Comment that is too long #3lectrologos:
You mean this: d(I) = (Y(I,:)-mu)inv(SIGMA)(Y(I,:)-mu)'? This is just the formula for calculating mahalanobis, so should be the same for pdist2() and mahal() functions. I think mu is a scalar and SIGMA is a matrix based on the reference distribution as a whole in both pdist2() and mahal(). Only in mahal you are comparing each point of your sample set to the points of the reference distribution, while in pdist2 you are making pairwise comparisons based on a reference distribution. Actually, with my purpose in my mind, I think I should go for mahal() instead of pdist2(). I can interpret a pairwise distance based on a reference distribution, but I don't think it's what I need here.
% test pdist2 vs. mahal in matlab
% the purpose of this script is to see whether the average over the rows of E equals the values in d...
% data
X = []; % 50*3 matrix, data omitted
Y = []; % 60*3 matrix, data omitted
% calculations
S = nancov(X);
% mahal()
d = mahal(Y,X); % gives an 60*1 matrix with a value for each Cartesian element in Y (second matrix is always the reference matrix)
% pairwise mahalanobis distance with pdist2()
E = pdist2(X,Y,'mahalanobis',S); % outputs an 50*60 matrix with each ij-th element the pairwise distance between element X(i,:) and Y(j,:) based on the covariance matrix of X: nancov(X)
%{
so this is harder to interpret than mahal(), as elements of Y are not just compared to the "mahalanobis-centroid" based on X,
% but to each individual element of X
% so the purpose of this script is to see whether the average over the rows of E equals the values in d...
%}
F = mean(E); % now I averaged over the rows, which means, over all values of X, the reference matrix
mean(d)
mean(E(:)) % not equal to mean(d)
d-F' % not zero
% plot output
figure(1)
plot(d,'bo'), hold on
plot(mean(E),'ro')
legend('mahal()','avaraged over all x values pdist2()')
ylabel('Mahalanobis distance')
figure(2)
plot(d,'bo'), hold on
plot(E','ro')
plot(d,'bo','MarkerFaceColor','b')
xlabel('values in matrix Y (Yi) ... or ... pairwise comparison Yi. (Yi vs. all Xi values)')
ylabel('Mahalanobis distance')
legend('mahal()','pdist2()')
One immediate difference between the two is that mahal subtracts the sample mean of X from each point in Y before computing distances.
Try something like E = pdist2(X,Y-mean(X),'mahalanobis',S); to see if that gives you the same results as mahal.
Note that
mahal(X,Y)
is equivalent to
pdist2(X,mean(Y),'mahalanobis',cov(Y)).^2
Well, I guess there are two different ways to calculate mahalanobis distance between two clusters of data like you explain above:
1) you compare each data point from your sample set to mu and sigma matrices calculated from your reference distribution (although labeling one cluster sample set and the other reference distribution may be arbitrary), thereby calculating the distance from each point to this so called mahalanobis-centroid of the reference distribution.

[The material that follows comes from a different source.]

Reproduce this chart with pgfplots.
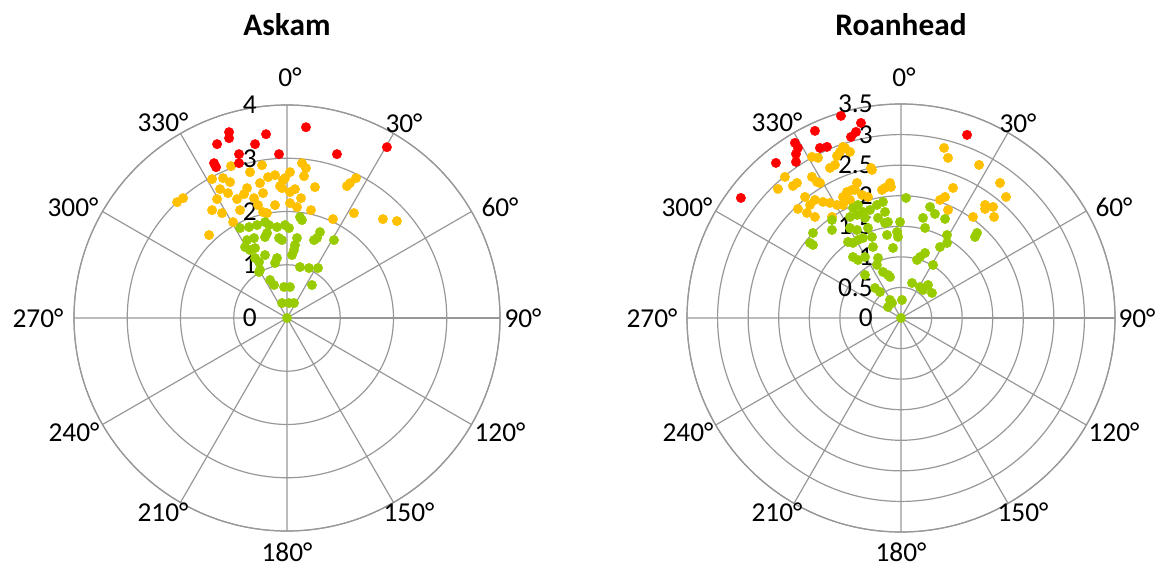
\documentclass[border=0pt]{standalone}
\usepackage{pgfplots}
\pgfplotsset{compat=1.18}
\usepgfplotslibrary{polar}
\usepackage{fontspec}
\setmainfont{Carlito}
\definecolor{gridc}{HTML}{989898}
\definecolor{cred}{HTML}{FF0000}
\definecolor{corange}{HTML}{FFC000}
\definecolor{cgreen}{HTML}{99CC00}
\newcommand{\lblfont}{\fontsize{20.5}{23}\selectfont}
\pgfplotsset{
 mypolar/.style={
  scale only axis, width=319.5pt, height=319.5pt,
  anchor=center,
  xtick={0,30,...,330},
  xticklabels={},
  yticklabels={},
  grid=major,
  major grid style={draw=gridc, line width=0.9pt},
  axis line style={draw=gridc, line width=0.9pt},
  major tick length=0pt,
  tick style={draw=none},
  clip=false,
 },
 dots/.style={only marks, mark=*, mark size=3.5pt, mark options={fill=#1, draw=#1}, data cs=cart},
}
% compass angle labels: centre offset (px right, px down) from the chart centre
\newcommand{\anglelabels}{%
  \foreach \a/\dx/\dy in {0/3/-241,30/117/-195,60/213/-111,90/236/0,120/213/114,150/122/194,180/0/234,210/-124/194,240/-213/114,270/-249/0,300/-214/-111,330/-124/-196}{
    \pgfmathsetmacro{\sx}{0.75*\dx}
    \pgfmathsetmacro{\sy}{-0.75*\dy}
    \edef\tmp{\noexpand\node[anchor=center, inner sep=0pt, xshift=\sx pt, yshift=\sy pt, font=\noexpand\lblfont] at (axis cs:0,0) {\a°};}
    \tmp
  }
}
\begin{document}
\begin{tikzpicture}
% ---------------- Askam ----------------
\begin{polaraxis}[mypolar, at={(215.25pt,188.25pt)}, ymin=0, ymax=4, ytick={0,1,2,3,4}]
\addplot[dots=corange] coordinates {
(-0.469,2.870) (-0.694,2.739) (-1.051,2.852) (-1.407,2.608) (-1.201,2.627)
(-1.069,2.552) (-1.257,2.420) (-1.107,2.345) (-2.064,2.176) (-1.951,2.251)
(-1.313,2.233) (-1.407,2.026) (-1.220,1.970) (-1.013,1.801) (-1.463,1.557)
(-0.750,2.439) (-0.507,2.533) (-0.356,2.645) (-0.225,2.683) (-0.038,2.627)
(-0.131,2.477) (-0.450,2.345) (-0.619,2.251) (-0.938,2.233) (-0.882,2.026)
(-0.544,2.120) (-0.225,2.120) (-0.450,1.989) (-0.375,1.970) (0.281,2.908)
(0.356,2.814) (0.319,2.664) (0.056,2.739) (-0.075,2.589) (0.150,2.420)
(0.056,2.364) (0.525,2.458) (1.295,2.627) (1.182,2.533) (1.126,2.477)
(0.263,2.251) (0.056,2.158) (0.188,2.083) (0.450,2.026) (1.257,1.970)
(0.863,1.857) (1.801,1.857) (2.064,1.820) (-0.094,2.439) (-0.807,2.326)
};
\addplot[dots=cgreen] coordinates {
(0.244,1.895) (0.281,1.839) (-0.713,1.707) (-0.563,1.745) (-0.413,1.801)
(-0.338,1.745) (-0.188,1.707) (-0.038,1.745) (0.038,1.689) (-0.413,1.520)
(-0.375,1.595) (-0.619,1.501) (-0.750,1.463) (-0.150,1.501) (-0.094,1.463)
(0.188,1.501) (0.619,1.613) (0.563,1.501) (0.507,1.463) (0.882,1.463)
(-0.788,1.332) (-0.600,1.313) (0.131,1.276) (0.094,1.182) (-0.413,1.182)
(-0.188,1.126) (-0.225,1.032) (-0.600,1.126) (-0.525,1.051) (-0.507,0.901)
(-0.525,0.863) (0.244,0.957) (0.413,0.938) (0.582,0.938) (-0.319,0.713)
(-0.244,0.619) (-0.056,0.582) (0.056,0.582) (0.469,0.619) (-0.094,0.281)
(0.038,0.281) (0.131,0.281) (0,0) (0.150,1.370) (-0.882,1.689) (-0.694,1.276)
};
\addplot[dots=cred] coordinates {
(-1.088,3.490) (-1.088,3.377) (-1.313,3.265) (-0.394,3.452) (-0.600,3.265)
(-0.901,3.077) (-0.901,2.908) (-1.370,2.908) (-1.332,2.833) (-0.150,3.077)
(0.356,3.583) (0.938,3.077) (1.876,3.208)
};
\foreach \r in {0,1,2,3,4}{
  \edef\tmp{\noexpand\node[anchor=east, inner sep=0pt, xshift=-22.5pt, font=\noexpand\lblfont] at (axis cs:90,\r) {\r};}
  \tmp
}
\anglelabels
\end{polaraxis}
\node[font=\bfseries\fontsize{23.5}{26}\selectfont] at (215.25pt,408pt) {Askam};
% ---------------- Roanhead ----------------
\begin{polaraxis}[mypolar, width=321pt, height=321pt, at={(675.75pt,188.25pt)}, ymin=0, ymax=3.5, ytick={0,0.5,1,1.5,2,2.5,3,3.5}]
\addplot[dots=corange] coordinates {
(-0.949,2.799) (-0.998,2.717) (-1.047,2.651) (-0.835,2.717) (-1.457,2.635)
(-1.358,2.619) (-1.080,2.504) (-1.162,2.455) (-1.899,2.308) (-1.702,2.209)
(-1.768,2.160) (-2.013,2.111) (-1.457,2.308) (-1.375,2.226) (-1.326,2.209)
(-0.720,2.209) (-0.180,2.209) (-0.311,2.095) (-0.884,2.062) (-0.802,2.095)
(-1.571,1.980) (-1.408,1.931) (-1.489,1.849) (-1.277,1.899) (-1.162,1.882)
(-1.047,1.849) (-0.949,1.849) (-0.835,1.931) (-0.949,1.980) (-1.686,1.784)
(-1.538,1.718) (-1.408,1.653) (-0.540,1.980) (-0.491,2.455) (-0.917,2.782)
(-0.475,2.422) (-0.262,2.128) (0.704,2.782) (0.769,2.619) (1.277,2.504)
(1.620,2.209) (1.718,1.980) (0.851,2.128) (0.720,1.980) (0.638,1.931)
(1.375,1.849) (1.506,1.817) (1.375,1.784) (1.522,1.653) (1.178,1.653)
(-0.753,2.095) (-0.638,2.013) (-1.129,1.653) (0.769,1.768) (-0.164,2.144)
};
\addplot[dots=cgreen] coordinates {
(0.082,1.964) (-0.786,1.800) (-0.704,1.849) (-0.622,1.735) (-0.720,1.686)
(-0.835,1.653) (-0.589,1.637) (-0.507,1.768) (-0.393,1.849) (-0.295,1.899)
(-0.262,1.735) (-0.376,1.637) (-0.262,1.555) (-0.213,1.571) (-1.129,1.604)
(-1.129,1.440) (-1.440,1.391) (-1.489,1.227) (-1.440,1.195) (-0.835,1.473)
(-0.720,1.440) (-0.540,1.473) (-0.475,1.326) (-0.622,1.309) (-0.704,1.277)
(-0.867,1.244) (-0.786,1.227) (-0.016,1.571) (-0.065,1.408) (-0.049,1.326)
(-0.229,1.358) (-0.131,1.146) (-0.458,1.162) (-0.376,0.982) (-0.393,0.867)
(-0.295,0.753) (-0.213,0.704) (-0.180,0.671) (-0.786,0.998) (-0.704,0.949)
(-0.589,0.998) (-0.589,0.704) (-0.344,0.426) (-0.426,0.491) (-0.180,0.295)
(-0.147,0.245) (-0.213,0.180) (0.016,0.295) (0,0) (0.180,0.573)
(0.311,0.507) (0.360,0.458) (0.442,0.540) (0.507,0.409) (0.524,0.867)
(0.262,0.949) (0.311,0.998) (0.393,1.064) (0.393,1.473) (0.360,1.637)
(0.475,1.817) (0.556,1.702) (0.720,1.620) (0.753,1.358) (0.638,1.162)
(0.753,1.227) (1.244,1.391) (1.211,1.326)
};
\addplot[dots=cred] coordinates {
(-2.619,1.964) (-2.046,2.537) (-1.735,2.864) (-1.686,2.782) (-1.718,2.684)
(-1.718,2.553) (-1.408,3.061) (-1.326,2.782) (-1.211,2.799) (-0.982,3.306)
(-0.818,2.962) (-0.736,3.044) (-0.655,3.191) (1.080,2.995)
};
\foreach \r in {0,0.5,1,1.5,2,2.5,3,3.5}{
  \edef\tmp{\noexpand\node[anchor=east, inner sep=0pt, xshift=-21pt, font=\noexpand\lblfont] at (axis cs:90,\r) {\r};}
  \tmp
}
\anglelabels
\end{polaraxis}
\node[font=\bfseries\fontsize{23.5}{26}\selectfont] at (675.75pt,408pt) {Roanhead};
\pgfresetboundingbox
\useasboundingbox (0,0) rectangle (871.5pt,426.75pt);
\end{tikzpicture}
\end{document}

2) you compare each datapoint from matrix Y to each datapoint of matrix X, with, X the reference distribution (mu and sigma are calculated from X only)
The values of the distances will be different, but I guess the ordinal order of dissimilarity between clusters is preserved when using either method 1 or 2? I actually wonder when comparing 10 different clusters to a reference matrix X, or to each other, if the order of the dissimilarities would differ using method 1 or method 2? Also, I can't imagine a situation where one method would be wrong and the other method not. Although method 1 seems more intuitive in some situations, like mine.